▶ _WHAT TO WORK ON_
Would you quote the material below in full and unchanged?

▶ _AVAILABLE DATA_
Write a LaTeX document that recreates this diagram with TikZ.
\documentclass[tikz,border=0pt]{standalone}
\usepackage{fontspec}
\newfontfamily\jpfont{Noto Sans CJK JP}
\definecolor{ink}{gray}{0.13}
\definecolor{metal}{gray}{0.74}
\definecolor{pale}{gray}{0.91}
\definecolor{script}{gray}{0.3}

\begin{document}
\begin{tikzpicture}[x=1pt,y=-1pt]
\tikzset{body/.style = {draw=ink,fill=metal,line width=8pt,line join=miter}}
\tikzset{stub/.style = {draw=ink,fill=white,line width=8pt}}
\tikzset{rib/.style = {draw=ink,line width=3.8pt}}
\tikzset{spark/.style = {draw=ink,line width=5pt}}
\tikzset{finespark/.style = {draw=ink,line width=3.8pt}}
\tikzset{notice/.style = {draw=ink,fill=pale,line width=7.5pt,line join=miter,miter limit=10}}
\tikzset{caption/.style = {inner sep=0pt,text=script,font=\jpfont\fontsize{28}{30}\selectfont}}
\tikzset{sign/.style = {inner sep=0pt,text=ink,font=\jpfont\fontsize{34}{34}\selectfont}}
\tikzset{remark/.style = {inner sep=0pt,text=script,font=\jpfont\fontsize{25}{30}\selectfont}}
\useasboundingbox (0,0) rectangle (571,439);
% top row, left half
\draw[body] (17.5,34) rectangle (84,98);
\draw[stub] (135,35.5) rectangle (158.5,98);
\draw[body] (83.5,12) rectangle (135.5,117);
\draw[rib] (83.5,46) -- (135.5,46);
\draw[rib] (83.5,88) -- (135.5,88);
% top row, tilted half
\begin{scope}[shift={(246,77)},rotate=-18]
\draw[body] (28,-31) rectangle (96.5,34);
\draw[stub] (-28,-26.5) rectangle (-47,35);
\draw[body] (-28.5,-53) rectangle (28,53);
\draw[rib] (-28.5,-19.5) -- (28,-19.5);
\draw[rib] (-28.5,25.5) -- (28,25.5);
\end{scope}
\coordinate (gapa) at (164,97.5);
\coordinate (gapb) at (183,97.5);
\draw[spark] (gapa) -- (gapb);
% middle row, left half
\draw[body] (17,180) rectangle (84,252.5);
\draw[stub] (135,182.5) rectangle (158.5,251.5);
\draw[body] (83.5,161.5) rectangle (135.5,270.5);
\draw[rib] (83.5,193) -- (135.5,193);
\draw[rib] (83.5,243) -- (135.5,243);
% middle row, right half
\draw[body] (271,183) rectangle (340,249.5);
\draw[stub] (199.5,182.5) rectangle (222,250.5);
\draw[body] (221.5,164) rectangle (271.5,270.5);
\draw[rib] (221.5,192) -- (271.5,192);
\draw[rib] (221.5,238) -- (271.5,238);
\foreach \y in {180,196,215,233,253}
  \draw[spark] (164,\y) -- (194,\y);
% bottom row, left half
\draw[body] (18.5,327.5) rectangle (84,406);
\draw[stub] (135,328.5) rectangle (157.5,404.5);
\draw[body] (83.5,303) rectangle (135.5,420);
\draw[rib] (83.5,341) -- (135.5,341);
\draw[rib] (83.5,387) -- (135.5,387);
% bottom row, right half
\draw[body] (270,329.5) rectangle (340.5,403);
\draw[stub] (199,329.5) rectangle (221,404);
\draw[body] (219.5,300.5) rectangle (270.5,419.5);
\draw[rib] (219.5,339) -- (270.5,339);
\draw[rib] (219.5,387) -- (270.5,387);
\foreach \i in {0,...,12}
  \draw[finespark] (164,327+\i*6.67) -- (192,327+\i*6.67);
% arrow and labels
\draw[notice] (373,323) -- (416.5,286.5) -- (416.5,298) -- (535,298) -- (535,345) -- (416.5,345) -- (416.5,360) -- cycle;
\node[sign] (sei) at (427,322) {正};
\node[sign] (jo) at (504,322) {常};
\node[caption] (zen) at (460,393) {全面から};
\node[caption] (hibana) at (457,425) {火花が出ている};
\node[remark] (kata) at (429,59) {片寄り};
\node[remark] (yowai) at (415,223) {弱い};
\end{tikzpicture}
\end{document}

▶ _FULL OUTPUT_
Write a LaTeX document that recreates this diagram with TikZ.
\documentclass[tikz,border=0pt]{standalone}
\usepackage{fontspec}
\newfontfamily\jpfont{Noto Sans CJK JP}
\definecolor{ink}{gray}{0.13}
\definecolor{metal}{gray}{0.74}
\definecolor{pale}{gray}{0.91}
\definecolor{script}{gray}{0.3}

\begin{document}
\begin{tikzpicture}[x=1pt,y=-1pt]
\tikzset{body/.style = {draw=ink,fill=metal,line width=8pt,line join=miter}}
\tikzset{stub/.style = {draw=ink,fill=white,line width=8pt}}
\tikzset{rib/.style = {draw=ink,line width=3.8pt}}
\tikzset{spark/.style = {draw=ink,line width=5pt}}
\tikzset{finespark/.style = {draw=ink,line width=3.8pt}}
\tikzset{notice/.style = {draw=ink,fill=pale,line width=7.5pt,line join=miter,miter limit=10}}
\tikzset{caption/.style = {inner sep=0pt,text=script,font=\jpfont\fontsize{28}{30}\selectfont}}
\tikzset{sign/.style = {inner sep=0pt,text=ink,font=\jpfont\fontsize{34}{34}\selectfont}}
\tikzset{remark/.style = {inner sep=0pt,text=script,font=\jpfont\fontsize{25}{30}\selectfont}}
\useasboundingbox (0,0) rectangle (571,439);
% top row, left half
\draw[body] (17.5,34) rectangle (84,98);
\draw[stub] (135,35.5) rectangle (158.5,98);
\draw[body] (83.5,12) rectangle (135.5,117);
\draw[rib] (83.5,46) -- (135.5,46);
\draw[rib] (83.5,88) -- (135.5,88);
% top row, tilted half
\begin{scope}[shift={(246,77)},rotate=-18]
\draw[body] (28,-31) rectangle (96.5,34);
\draw[stub] (-28,-26.5) rectangle (-47,35);
\draw[body] (-28.5,-53) rectangle (28,53);
\draw[rib] (-28.5,-19.5) -- (28,-19.5);
\draw[rib] (-28.5,25.5) -- (28,25.5);
\end{scope}
\coordinate (gapa) at (164,97.5);
\coordinate (gapb) at (183,97.5);
\draw[spark] (gapa) -- (gapb);
% middle row, left half
\draw[body] (17,180) rectangle (84,252.5);
\draw[stub] (135,182.5) rectangle (158.5,251.5);
\draw[body] (83.5,161.5) rectangle (135.5,270.5);
\draw[rib] (83.5,193) -- (135.5,193);
\draw[rib] (83.5,243) -- (135.5,243);
% middle row, right half
\draw[body] (271,183) rectangle (340,249.5);
\draw[stub] (199.5,182.5) rectangle (222,250.5);
\draw[body] (221.5,164) rectangle (271.5,270.5);
\draw[rib] (221.5,192) -- (271.5,192);
\draw[rib] (221.5,238) -- (271.5,238);
\foreach \y in {180,196,215,233,253}
  \draw[spark] (164,\y) -- (194,\y);
% bottom row, left half
\draw[body] (18.5,327.5) rectangle (84,406);
\draw[stub] (135,328.5) rectangle (157.5,404.5);
\draw[body] (83.5,303) rectangle (135.5,420);
\draw[rib] (83.5,341) -- (135.5,341);
\draw[rib] (83.5,387) -- (135.5,387);
% bottom row, right half
\draw[body] (270,329.5) rectangle (340.5,403);
\draw[stub] (199,329.5) rectangle (221,404);
\draw[body] (219.5,300.5) rectangle (270.5,419.5);
\draw[rib] (219.5,339) -- (270.5,339);
\draw[rib] (219.5,387) -- (270.5,387);
\foreach \i in {0,...,12}
  \draw[finespark] (164,327+\i*6.67) -- (192,327+\i*6.67);
% arrow and labels
\draw[notice] (373,323) -- (416.5,286.5) -- (416.5,298) -- (535,298) -- (535,345) -- (416.5,345) -- (416.5,360) -- cycle;
\node[sign] (sei) at (427,322) {正};
\node[sign] (jo) at (504,322) {常};
\node[caption] (zen) at (460,393) {全面から};
\node[caption] (hibana) at (457,425) {火花が出ている};
\node[remark] (kata) at (429,59) {片寄り};
\node[remark] (yowai) at (415,223) {弱い};
\end{tikzpicture}
\end{document}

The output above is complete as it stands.